Albert John Luthuli was a South African teacher, activist, Nobel Peace Prize winner, and politician. He was the first person of African heritage to be awarded the Nobel Peace Prize in recognition of his nonviolent struggle against racial discrimination.
Chief of his tribe and president-general of the African National Congress, Albert John Lutuli was the leader of ten million black Africans in their nonviolent campaign for civil rights in South Africa. A man of noble bearing, charitable, intolerant of hatred, and adamant in his demands for equality and peace among all men, Lutuli forged a philosophical compatibility between two cultures – the Zulu culture of his native Africa and the Christian-democratic culture of Europe.
Albert John Luthuli was born in Rhodesia in 1898, where his father, John Bunyan Luthuli, a missionary interpreter, had gone from Zululand. After his father’s death, the 10-year-old Albert returned to South Africa and learned Zulu traditions and duties in the household of his uncle, the chief of Groutville, a community associated with an American Congregational mission in Natal’s sugar lands.
He was Educated through his mother’s earnings as a washerwoman and by a scholarship, he graduated from the American Board Mission’s teacher-training college at Adams, near Durban, and became one of its first three African instructors.
In 1927 Lutuli married a fellow teacher, Nokukhanya Bhengu. They established their home in Groutville, where in 1929 the first of their seven children was born.
In 1936, after two years hesitation, Luthuli left teaching to become the elected chief of the community of 5,000 at Groutville where he performed the judicial function of a magistrate, the mediating function of an official acting as representative of his people and at the same time as representative of the central government, the tribal function of a presiding dignitary at traditional festivities, and the executive function of a leader seeking a better life for his people.
Luthuli governed with democracy, wisdom, integrity, and empathy. Luthuli was seen as a chief of and by, not above, his people. He would lead the dancing and singing at community festivals. One community member remembered Luthuli as a “man of the people who had a very strong influence over the community. He was a people’s chief.
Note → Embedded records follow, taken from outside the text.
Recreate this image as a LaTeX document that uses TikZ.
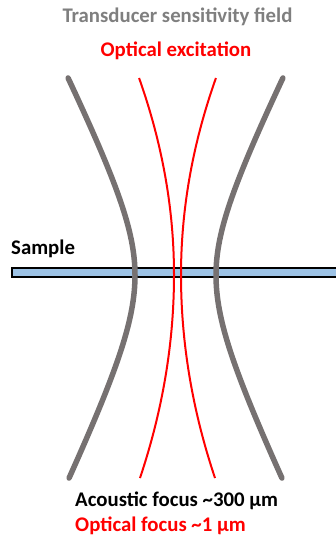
\documentclass[tikz,border=0pt]{standalone}
\usepackage{fontspec}
\setmainfont{Carlito}
\definecolor{beamgray}{HTML}{767171}
\definecolor{txtgray}{HTML}{7F7F7F}
\definecolor{samplefill}{HTML}{9DC3E6}
\definecolor{optred}{HTML}{FF0000}
\begin{document}
\begin{tikzpicture}[x=1pt,y=-1pt,
  lbl/.style={inner sep=0pt, font=\fontsize{20.8}{23}\selectfont\bfseries},
  graybeam/.style={draw=beamgray, line width=5.5pt, line cap=round},
  redbeam/.style={draw=optred, line width=2pt},
  samplebar/.style={draw=black, line width=1.2pt, fill=samplefill}]
\useasboundingbox (0,0) rectangle (335,537);
% sample
\path[samplebar] (12,268) rectangle (338,277);
% transducer field (hyperbolic)
\draw[graybeam] plot[domain=78:478, samples=80, smooth] ({175.5 - 10*sqrt(16.4 + (0.235+0.02*(\x<275))*((\x-275)/10)^2)}, \x);
\draw[graybeam] plot[domain=78:478, samples=80, smooth] ({175.5 + 10*sqrt(16.4 + (0.235+0.02*(\x<275))*((\x-275)/10)^2)}, \x);
% optical excitation (parabolic)
\draw[redbeam] plot[domain=78:478, samples=80, smooth] ({177.5 - 3.5 - (0.0825+0.0075*(\x<275))*((\x-275)/10)^2}, \x);
\draw[redbeam] plot[domain=78:478, samples=80, smooth] ({177.5 + 3.5 + (0.0825+0.0075*(\x<275))*((\x-275)/10)^2}, \x);
% labels
\node[lbl, text=txtgray, anchor=base] (tsf) at (177.5,22.7) {Transducer sensitivity field};
\node[lbl, text=optred, anchor=base] (oex) at (176,56.7) {Optical excitation};
\node[lbl, text=black, anchor=base west] (smp) at (11,254) {Sample};
\node[lbl, text=black, anchor=base west] (acf) at (75,506.7) {Acoustic focus \textasciitilde300 µm};
\node[lbl, text=optred, anchor=base west] (opf) at (75,531.7) {Optical focus \textasciitilde1 µm};
\end{tikzpicture}
\end{document}
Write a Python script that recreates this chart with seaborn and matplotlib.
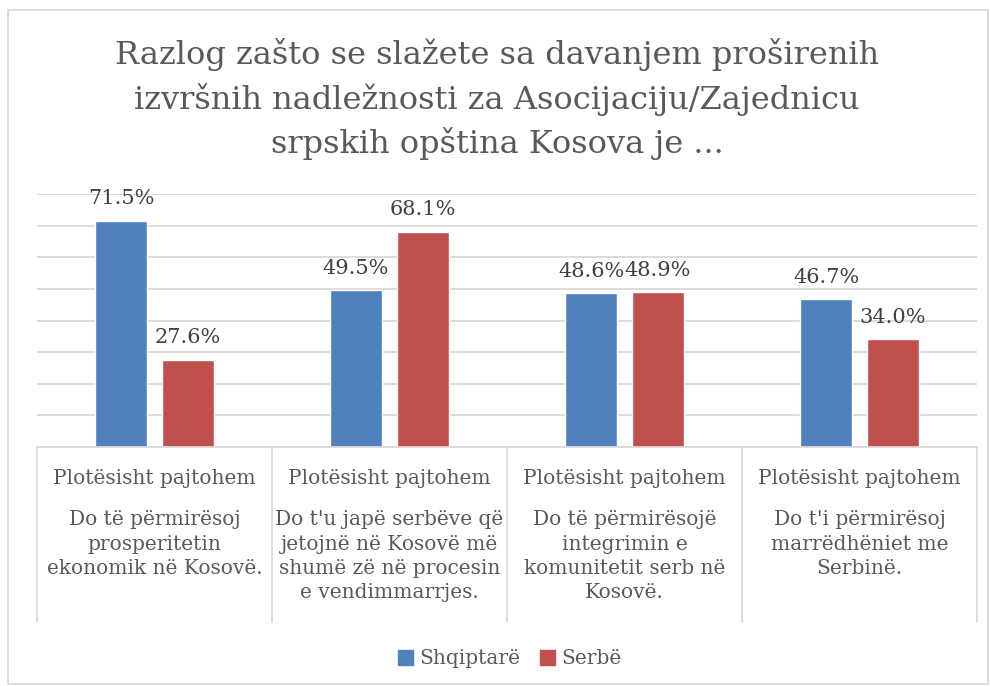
import pandas as pd
import matplotlib.pyplot as plt
import seaborn as sns
from matplotlib.patches import Rectangle

# data
nivo = ["Plotësisht pajtohem"] * 4
arsyet = [
    "Do të përmirësoj\nprosperitetin\nekonomik në Kosovë.",
    "Do t'u japë serbëve që\njetojnë në Kosovë më\nshumë zë në procesin\ne vendimmarrjes.",
    "Do të përmirësojë\nintegrimin e\nkomunitetit serb në\nKosovë.",
    "Do t'i përmirësoj\nmarrëdhëniet me\nSerbinë.",
]
grupet = ["Shqiptarë", "Serbë"]
shqiptare = [71.5, 49.5, 48.6, 46.7]
serbe = [27.6, 68.1, 48.9, 34.0]

title = ("Razlog zašto se slažete sa davanjem proširenih\n"
         "izvršnih nadležnosti za Asocijaciju/Zajednicu\n"
         "srpskih opština Kosova je ...")

df = pd.DataFrame({
    "kat": list(range(4)) * 2,
    "vlera": shqiptare + serbe,
    "grupi": [grupet[0]] * 4 + [grupet[1]] * 4,
})

sns.set_style("white")
plt.rcParams["font.family"] = ["DejaVu Serif"]

gray = "#595959"
gridc = "#D9D9D9"

fig = plt.figure(figsize=(9.9, 6.86), dpi=100)
ax = fig.add_axes([37 / 990, 1 - 447 / 686, 940 / 990, 253 / 686])

sns.barplot(
    data=df, x="kat", y="vlera", hue="grupi",
    palette=["#4F81BD", "#C0504D"], width=0.57, gap=0.225,
    ax=ax, legend=False, saturation=1,
)

ax.set_ylim(0, 80)
ax.set_xlim(-0.5, 3.5)
ax.set_yticks(range(0, 81, 10))
ax.set_yticklabels([])
ax.set_xticks([])
ax.yaxis.grid(True, color=gridc, linewidth=1.3)
ax.set_axisbelow(True)
ax.tick_params(left=False, bottom=False)
for s in ax.spines.values():
    s.set_visible(False)
ax.set_xlabel("")
ax.set_ylabel("")

for cont in ax.containers:
    ax.bar_label(cont, labels=[f"{v:.1f}%" for v in cont.datavalues],
                 padding=9, fontsize=15, color="#404040")

# category table below the axis
tr = ax.get_xaxis_transform()
ax.plot([-0.5, 3.5], [0, 0], color=gridc, lw=1.3, transform=tr, clip_on=False)
for xb in [-0.5, 0.5, 1.5, 2.5, 3.5]:
    ax.plot([xb, xb], [0, -0.692], color=gridc, lw=1.3, transform=tr, clip_on=False)
for i in range(4):
    ax.text(i, -0.125, nivo[i], transform=tr, ha="center", va="center",
            fontsize=14.5, color=gray)
    ax.text(i, -0.25, arsyet[i], transform=tr, ha="center", va="top",
            fontsize=14.5, color=gray, linespacing=1.35)

fig.text(0.502, 1 - 99 / 686, title, ha="center", va="center",
         fontsize=23, color=gray, linespacing=1.45)

handles = [Rectangle((0, 0), 1, 1, color=c) for c in ["#4F81BD", "#C0504D"]]
fig.legend(handles, grupet, loc="center", bbox_to_anchor=(0.515, 1 - 659 / 686),
           ncol=2, frameon=False, fontsize=14.5, handlelength=0.75, handleheight=0.75,
           handletextpad=0.3, columnspacing=1.0, labelcolor=gray)

fig.add_artist(Rectangle((8 / 990, 2 / 686), 1 - 10 / 990, 1 - 12 / 686,
                         transform=fig.transFigure, fill=False,
                         edgecolor=gridc, lw=1.3))

plt.savefig("out.png", dpi=100)
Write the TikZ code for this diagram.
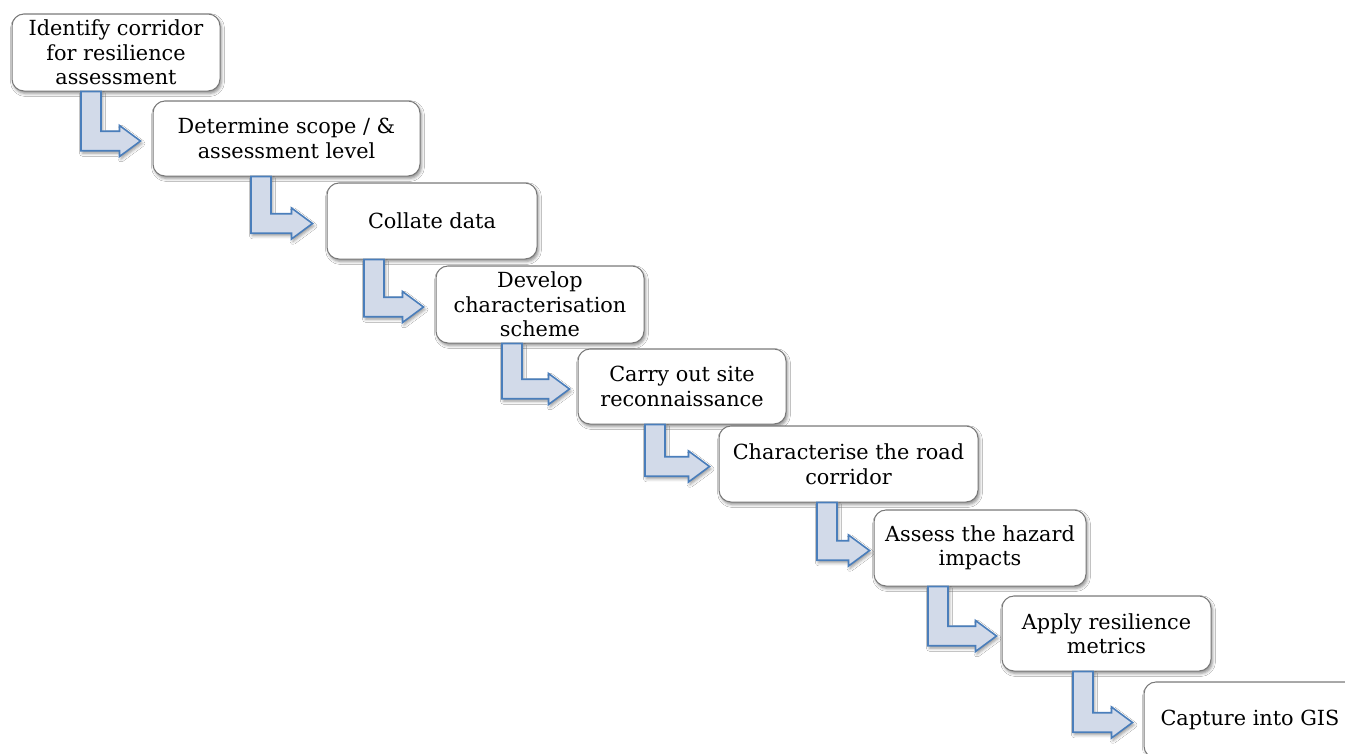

In 1944, Luthuli joined the African National Congress (ANC), an organization whose objective was to secure universal enfranchisement and the legal observance of human rights.
In 1945 he was elected to the Committee of the Natal Provincial Division of ANC and in 1951 to the presidency of the Division. The next year he joined with other ANC leaders in organizing nonviolent campaigns to defy discriminatory laws. The government, charging Lutuli with a conflict of interest, demanded that he withdraw his membership in ANC or forfeit his office as tribal chief. Refusing to do either voluntarily, stating, “The road to freedom is via the cross.” The government deposed him.
In May 1953, the apartheid regime banned Luthuli claiming that his political activities promoted hostility in the Union of South Africa between the European inhabitants and the non-European inhabitants of the Union.
This ban confined Luthuli in Groutville and the surrounding district of Stanger as well as prohibiting him from entering major South African cities, making speeches, visiting the ANC, and attending political meetings or public gatherings.
Another five-year ban confined him to a 15-mile (24 km) radius of his home. The ban was temporarily lifted while he testified at the continuing treason trials. It was lifted again in March 1960, to permit his arrest for publicly burning his pass following the Sharpeville massacre by the South African Police. In the ensuing state of emergency he was arrested, found guilty, fined, given a suspended jail sentence, and finally returned to Groutville.
In December 1961, once again Luthuli was permitted to leave Groutville for 10 days, — this time with his wife — to attend the Nobel Peace Prize ceremonies in Oslo. His acceptance address paid tribute to his people’s nonviolence and rejection of racism despite adverse treatment, and he noted how far from freedom they remained despite their long struggle.
A week after his acceptance address, the ANC’s newly created military wing, Umkhonto we Sizwe (“Spear of the Nation”), attacked installations throughout South Africa.
The policy of nonviolence had at last been abandoned, and Luthuli, back in enforced isolation, was an honoured elder statesman, dictating his autobiography and receiving only those visitors permitted by the South African police.
Luthuli spent his last years in enforced isolation while African National Congress abandoned the policy of nonviolence. He also suffered from high blood pressure, once having a slight stroke. As he grew older, his hearing and eyesight also became impaired.
On July 21, 1967, at the age of sixty-nine, he was fatally injured when he was struck by a freight train as he walked on the trestle bridge over the Umvoti River near his home.
Legacy
Luthuli is honoured with a feast day on the liturgical calendar of the Episcopal Church (USA) on 21 July, the day of his death in 1967.
Luthuli Street in Nairobi, famous for its electronic shops, is named in his honour.